In order to perform the first step of the exchange process, the Luxembourg tax authorities will use a standardised electronic form (i.e., form 777E for the “international exchange of information on advance cross-border rulings and advance pricing agreements”, for which a model is available on the website of the Luxembourg tax authorities) . This form, which is to be filled out for each relevant tax ruling / advance pricing agreement (issued, amended, or renewed), complies with the requirements of the EU Commission and is largely inspired by the template released by the OECD in the framework of BEPS Action 5.

KPMG in Luxembourg comment

Luxembourg has been an active participant in the OECD BEPS project since its beginning and has made the political commitment to apply the new rules that result from this work. The government continues to stress the need to promote the coordinated implementation of the BEPS Actions at the international level to ensure a level playing field worldwide.
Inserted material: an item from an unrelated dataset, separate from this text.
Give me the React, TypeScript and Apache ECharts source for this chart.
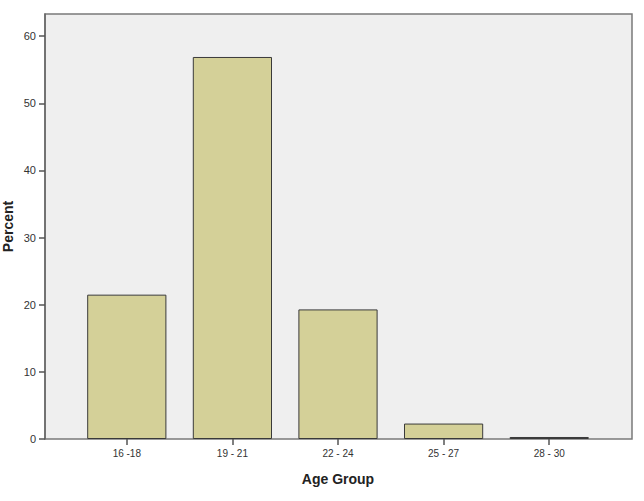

In practice, it is useful to note that: 

  • with regard to rulings issued in the past and that will be exchanged within the BEPS Action 5 and the DAC 3 frameworks, the limitation period (also called “prescription”) – which ranges from 3 to 10 years depending on the countries involved and the relevant facts – may have an influence on the decisions of major countries on whether or not to review the consequences of tax rulings issued by other tax jurisdictions;
  • with regard to future rulings that will be exchanged under the DAC 3 provisions, the fact that any EU government will be able to access all relevant tax rulings issued by any EU authorities (through the common IT platform) even though they are not directly affected by a given ruling demonstrates the strong willingness of the political world to influence the tax policy of the Member States in the future.